Am Rande der Belastungsgrenze

Das heißt vor allem eins: Langes Warten auf Termine für Vorsorgeuntersuchungen und eine volle Praxis.

Der Kölner Kinderarzt ist aber längst nicht der einzige Kinderarzt, der am Rande seiner Belastungsgrenze oder schon weit darüber hinaus arbeitet. Deshalb schlägt auch der Bundesverband der Kinder- und Jugendärzte (BVKJ) Alarm. Und fordert: Mehr Kinder- und Jugendärzte! Jetzt!

„Nicht nur Kinderärzte fehlen”

„Wir müssen am derzeitigen Kinderärzte-Mangel dringend etwas ändern. Sonst erleben wir in zehn Jahren eine Tragödie“, erklärt Josef Kahl vom BVKJ, der in Düsseldorf selbst eine Kinderarztpraxis hat.

Mit zwei nur angestellten Assistentinnen in Teilzeit arbeitet auch er unter großer Belastung. „Nicht nur Kinderärzte fehlen, sondern generell Allgemeinärzte“, erklärt er.

„Ein wichtiger Grund dafür: Es gibt viel zu wenig Studienplätze. 12.000 Plätze gibt es heutzutage, vor der Wende waren es noch 16.000. Schuld dafür ist das föderale System. Die Koordination zwischen staatlicher und regionaler Ebene ist mangelhaft.“

Mehr Vorsorge, aufwendigere Untersuchungen

Gleichzeitig aber sei die generelle Vorsorge gestiegen. Es gebe eben mehr Impfungen als früher. Und auch die psycho-sozialen Erkrankungen hätten zugenommen, ADHS zum Beispiel.

„Natürlich ist es gut, dass wir den Kindern gezielter helfen können. Doch psycho-soziale Untersuchungen dauern länger und sind aufwendiger. Gleichzeitig gibt es sehr viel mehr Kinder als früher.“

Höhere Geburtenrate, zusätzliche Vorsorgen

Um mit dem Babyboom und den Zuwächsen durch die Flüchtlingskinder Schritt zu halten, brauche es aber mehr Ärzte. Dazu komme die höhere Geburtenrate und die vielen zusätzlichen Vorsorgen und die viel häufiger vorkommenden Verhaltens- und Leistungsprobleme. 

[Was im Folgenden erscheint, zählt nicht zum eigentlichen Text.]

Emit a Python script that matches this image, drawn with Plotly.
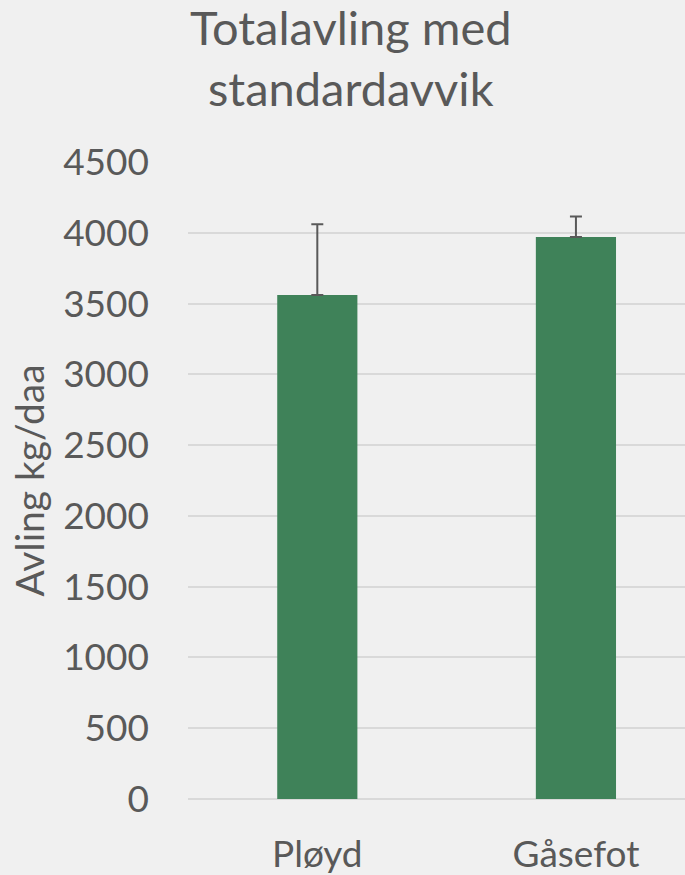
import plotly.graph_objects as go

categories = ["Pløyd", "Gåsefot"]
values = [3560, 3970]
std_dev = [500, 145]
y_ticks = [0, 500, 1000, 1500, 2000, 2500, 3000, 3500, 4000, 4500]

TEXT = "#595959"
FONT = "Lato"

fig = go.Figure(go.Bar(
    x=categories, y=values,
    marker=dict(color="#3F8259", line=dict(width=0)),
    width=0.31,
    error_y=dict(type="data", array=std_dev, visible=True, symmetric=False,
                 arrayminus=[0, 0], color="#595959", thickness=2, width=6),
))

fig.add_annotation(
    text="Totalavling med<br>standardavvik", xref="paper", yref="paper",
    x=0.328, y=1.069, xanchor="center", yanchor="bottom", showarrow=False,
    font=dict(size=47, color=TEXT, family=FONT),
)

fig.update_layout(
    width=685, height=875,
    paper_bgcolor="#F0F0F0", plot_bgcolor="#F0F0F0",
    margin=dict(l=188, r=0, t=162, b=76),
    font=dict(family=FONT, color=TEXT, size=37),
    showlegend=False,
    xaxis=dict(range=[-0.5, 1.4217], showgrid=False, showline=False, zeroline=False,
               ticks="", tickfont=dict(size=37, color=TEXT), ticklabelstandoff=30),
    yaxis=dict(range=[0, 4500], tickvals=y_ticks, showgrid=True, gridcolor="#D9D9D9",
               gridwidth=1.5, zeroline=True, zerolinecolor="#D9D9D9", zerolinewidth=1.5,
               showline=False, ticks="", tickfont=dict(size=37, color=TEXT),
               ticklabelstandoff=38,
               title=dict(text="Avling kg/daa", font=dict(size=39, color=TEXT), standoff=6)),
)

fig.write_html(
    "out.html",
    config={"displayModeBar": False},
    post_script="document.body.style.margin='0';document.body.style.background='#F0F0F0';document.body.style.overflow='hidden';",
)
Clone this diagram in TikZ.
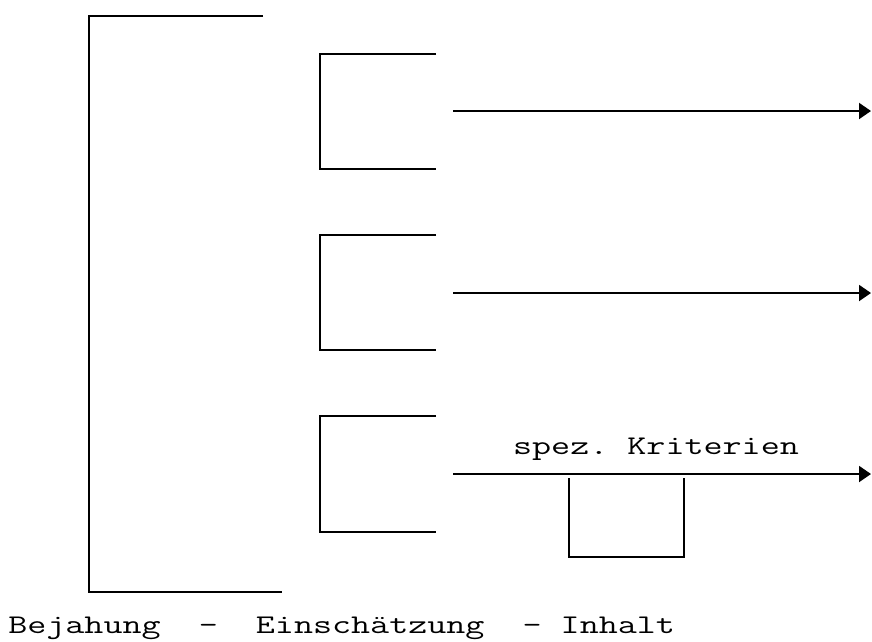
\documentclass[tikz,border=0pt]{standalone}
\usepackage{fontspec}
\usetikzlibrary{arrows.meta}
\tikzset{
  rule/.style={line width=2pt},
  flow/.style={line width=2pt, -{Triangle[length=12pt,width=16pt]}},
  label/.style={font=\ttfamily\fontsize{27}{30}\selectfont, xscale=1.37, inner sep=0pt}
}
\begin{document}
\begin{tikzpicture}[x=1pt, y=-1pt]
  \useasboundingbox (0,0) rectangle (872,641);
  % outer bracket
  \draw[rule] (263,16) -- (89,16) -- (89,592) -- (282,592);
  % three inner brackets
  \draw[rule] (436,54) -- (320,54) -- (320,169) -- (436,169);
  \draw[rule] (436,235) -- (320,235) -- (320,350) -- (436,350);
  \draw[rule] (436,416) -- (320,416) -- (320,532) -- (436,532);
  % arrows
  \coordinate (a1) at (453,111); \coordinate (b1) at (871,111);
  \coordinate (a2) at (453,293); \coordinate (b2) at (871,293);
  \coordinate (a3) at (453,474); \coordinate (b3) at (871,474);
  \draw[flow] (a1) -- (b1);
  \draw[flow] (a2) -- (b2);
  \draw[flow] (a3) -- (b3);
  % box under the third arrow
  \draw[rule] (569,478) -- (569,557) -- (684,557) -- (684,478);
  % labels
  \node[label, anchor=base] (crit) at (656,454) {spez.~Kriterien};
  \node[label, anchor=base west] (caption) at (8,633)
    {Bejahung~~–~~Einschätzung~~-~Inhalt};
\end{tikzpicture}
\end{document}
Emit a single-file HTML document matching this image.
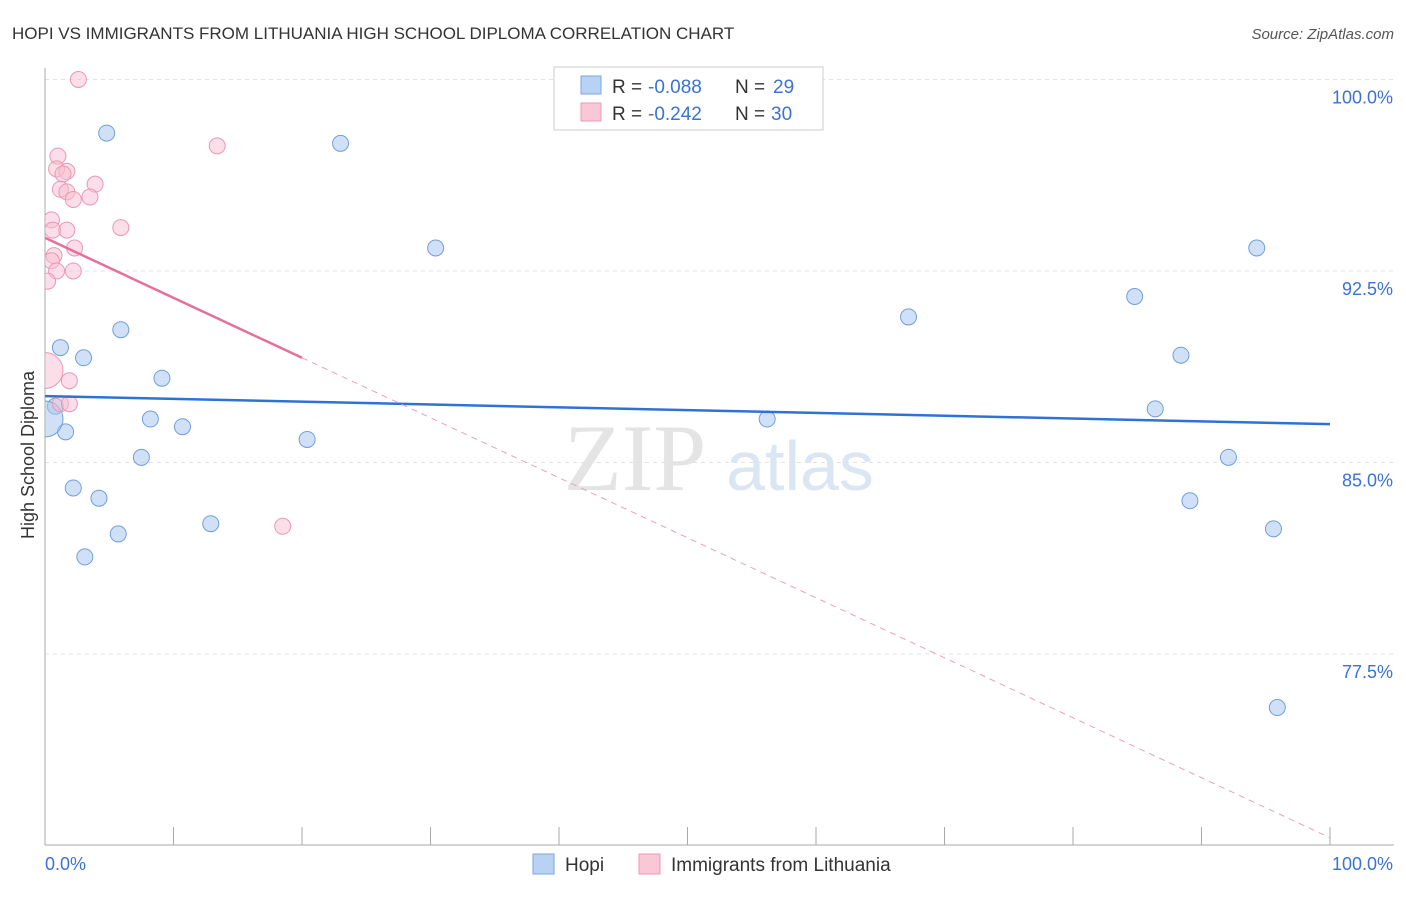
<!DOCTYPE html>
<html><head><meta charset="utf-8"><style>
body{margin:0;background:#fff;font-family:"Liberation Sans",sans-serif;}
</style></head><body>
<svg id="chart" width="1406" height="892" xmlns="http://www.w3.org/2000/svg" font-family="Liberation Sans, sans-serif">
<defs><clipPath id="plotclip"><rect x="45" y="60" width="1360" height="785"/></clipPath></defs>
<text x="12" y="39" font-size="17" fill="#333">HOPI VS IMMIGRANTS FROM LITHUANIA HIGH SCHOOL DIPLOMA CORRELATION CHART</text>
<text x="1394" y="39" font-size="15" fill="#555" font-style="italic" text-anchor="end">Source: ZipAtlas.com</text>
<text x="635" y="490" font-size="95" fill="#e4e4e4" font-family="Liberation Serif, serif" text-anchor="middle">ZIP</text>
<text x="800" y="490" font-size="70" fill="#dbe6f5" text-anchor="middle">atlas</text>
<text x="34" y="455" font-size="18" fill="#333" text-anchor="middle" transform="rotate(-90 34 455)">High School Diploma</text>
<g id="grid"></g><g id="axes"></g><g id="marks" clip-path="url(#plotclip)"></g>
<g>
<rect x="554" y="67" width="269" height="63" fill="#fff" stroke="#ccc"/>
<rect x="581" y="76" width="20" height="18" fill="#b8d2f3" stroke="#7aa6e0"/>
<text x="612" y="93" font-size="19" fill="#333">R =</text>
<text x="648" y="93" font-size="19" fill="#3a72d6">-0.088</text>
<text x="735" y="93" font-size="19" fill="#333">N =</text>
<text x="773" y="93" font-size="19" fill="#3a72d6">29</text>
<rect x="581" y="103" width="20" height="18" fill="#f9c7d6" stroke="#eb9ab3"/>
<text x="612" y="120" font-size="19" fill="#333">R =</text>
<text x="648" y="120" font-size="19" fill="#3a72d6">-0.242</text>
<text x="735" y="120" font-size="19" fill="#333">N =</text>
<text x="771" y="120" font-size="19" fill="#3a72d6">30</text>
</g>
<g>
<rect x="533" y="854" width="21" height="20" fill="#b8d2f3" stroke="#7aa6e0"/>
<text x="565" y="871" font-size="19" fill="#333">Hopi</text>
<rect x="639" y="854" width="21" height="20" fill="#f9c7d6" stroke="#eb9ab3"/>
<text x="671" y="871" font-size="19" fill="#333">Immigrants from Lithuania</text>
</g>
</svg>
<script>
const yTicks=[77.5,85.0,92.5,100.0];
const xTickCount=10;
const hopiX=[4.8,23.0,30.4,1.2,5.9,3.0,9.1,0.8,1.6,8.2,10.7,20.4,7.5,2.2,4.2,12.9,5.7,3.1,56.2,67.2,84.8,94.3,88.4,86.4,92.1,89.1,95.6,95.9,0];
const hopiY=[97.9,97.5,93.4,89.5,90.2,89.1,88.3,87.2,86.2,86.7,86.4,85.9,85.2,84.0,83.6,82.6,82.2,81.3,86.7,90.7,91.5,93.4,89.2,87.1,85.2,83.5,82.4,75.4,86.7];
const lithX=[2.6,13.4,1.0,0.9,1.7,1.4,3.9,1.2,1.7,3.5,2.2,0.5,5.9,0.6,1.7,2.3,0.7,0.5,0.9,2.2,0.2,1.9,1.2,1.9,18.5,0];
const lithY=[100.0,97.4,97.0,96.5,96.4,96.3,95.9,95.7,95.6,95.4,95.3,94.5,94.2,94.1,94.1,93.4,93.1,92.9,92.5,92.5,92.1,88.2,87.3,87.3,82.5,88.6];
const hopiTrend=[87.6,86.5];
const lithTrend=[93.8,70.3];
const NS="http://www.w3.org/2000/svg";
const X=v=>45+v*12.85, Y=v=>79.5+(100-v)*25.53;
function mk(p,t,a){const e=document.createElementNS(NS,t);for(const k in a)e.setAttribute(k,a[k]);document.getElementById(p).appendChild(e);return e;}
yTicks.forEach(t=>{
 const l=mk('grid','line',{x1:45,x2:1394,y1:Y(t),y2:Y(t),stroke:'#e2e2e2','stroke-dasharray':'4,4'});
 
 
 const tx=mk('grid','text',{x:1393,y:Y(t)+24,'font-size':18,fill:'#3a72d6','text-anchor':'end'});tx.textContent=t.toFixed(1)+'%';
 
 
});
let a=mk('axes','line',{x1:45,x2:45,y1:68,y2:845,stroke:'#aaa'});


a=mk('axes','line',{x1:45,x2:1394,y1:845,y2:845,stroke:'#aaa'});


for(let i=1;i<=xTickCount;i++){const t=mk('axes','line',{x1:X(i*10),x2:X(i*10),y1:827,y2:845,stroke:'#aaa'});
 
 }
let t0=mk('axes','text',{x:45,y:870,'font-size':18,fill:'#3a72d6'});t0.textContent='0.0%';


t0=mk('axes','text',{x:1393,y:870,'font-size':18,fill:'#3a72d6','text-anchor':'end'});t0.textContent='100.0%';


hopiX.forEach((x,i)=>{const c=mk('marks','circle',{cx:X(x),cy:Y(hopiY[i]),r:x===0?18:8,fill:'rgba(170,200,240,0.55)',stroke:'#6f9fdc','stroke-width':1});
 
 });
lithX.forEach((x,i)=>{const c=mk('marks','circle',{cx:X(x),cy:Y(lithY[i]),r:x===0?18:8,fill:'rgba(248,190,208,0.5)',stroke:'#eb98b2','stroke-width':1});
 
 });
let l=mk('marks','line',{x1:X(0),y1:Y(hopiTrend[0]),x2:X(100),y2:Y(hopiTrend[1]),stroke:'#2f72d6','stroke-width':2.5});


const ly=x=>lithTrend[0]+(lithTrend[1]-lithTrend[0])*x/100;
l=mk('marks','line',{x1:X(0),y1:Y(ly(0)),x2:X(20),y2:Y(ly(20)),stroke:'#e5709a','stroke-width':2.5});


l=mk('marks','line',{x1:X(20),y1:Y(ly(20)),x2:X(100),y2:Y(ly(100)),stroke:'#eaa0b8','stroke-width':1,'stroke-dasharray':'6,5'});


</script>
</body></html>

Und auch die Ausbildung müsse besser werden. „Meine Forderung an die neue Regierung: Wir müssen die Studienplätze endlich erhöhen“, so Kahl. „Und die Bundesärztekammer muss die Weiterbildungsverordnung verändern. Das heißt: Die Teilnahme an pädiatrischen Unterrichtsmodulen muss im Studium vertieft werden.“

80 Prozent haben in Chorweiler Migrationshintergrund

Auch bei Köln-Chorweilers letztem Kinderarzt ist der Babyboom spürbar. Viele junge Syrer und Afrikaner sind unter den Patienten, 80 Prozent hier haben Migrationshintergrund, schätzt Geiß. „Doch zum Glück hatte ich damals so einen guten Englisch-Lehrer.“ Er schmunzelt.

Doch die zugenommenen gesetzlichen Verordnungen erschweren manchmal eine Untersuchung, insbesondere der hohe Standard in der Aufklärungspflicht.

„Jeden, der nicht gefährlich erkrankt ist, den müsste ich eigentlich wieder nach Hause schicken. Er müsste sich auf eigene Kosten einen Dolmetscher besorgen.“ Im Alltag kaum realisierbar. 

50 bis 60 Stunden pro Woche gehen nicht mehr

„Gleichzeitig sind heutzutage über 80 Prozent der jungen Nachwuchsärzte weiblich“, erklärt Geißen weiter. „Und die haben einen völlig anderen Lebensentwurf als wir damals. Sie wollen andere Arbeitszeiten, als wir noch leisten konnten.“

50 bis 60 Wochenarbeitsstunden wie früher– für viele für die jüngere Ärztegeneration keine Option mehr. Da brauche es völlig andere Strukturen.

Doch es verändert sich nach wie vor wenig, obwohl der Ärztemangel schon seit Jahren bekannt ist. Kahl: „Offenbar muss das Fass erst überlaufen, bis endlich etwas passiert.“

Hier fehlen in NRW besonders Ärzte

In ländlichen Gebieten ist der Kinderarzt-Mangel bei uns in NRW besonders spürbar. Junge Kinderärzte gehen lieber in die Stadt als aufs Land. Zum Beispiel am Niederrhein: Im Kreis Kleve hat sich sogar schon eine Elterninitiative gegründet. Auch Süd- und Ostwestfalen ist vom Engpass besonders betroffen, ebenso das Bergische Land, das Sauerland, das Siegerland. Doch auch einige Städte sind betroffen: Als neuer Patient wird es in Köln, Dortmund und Düsseldorf schwierig. Auch Mönchengladbach und Wuppertal hat laut BVKJ Probleme.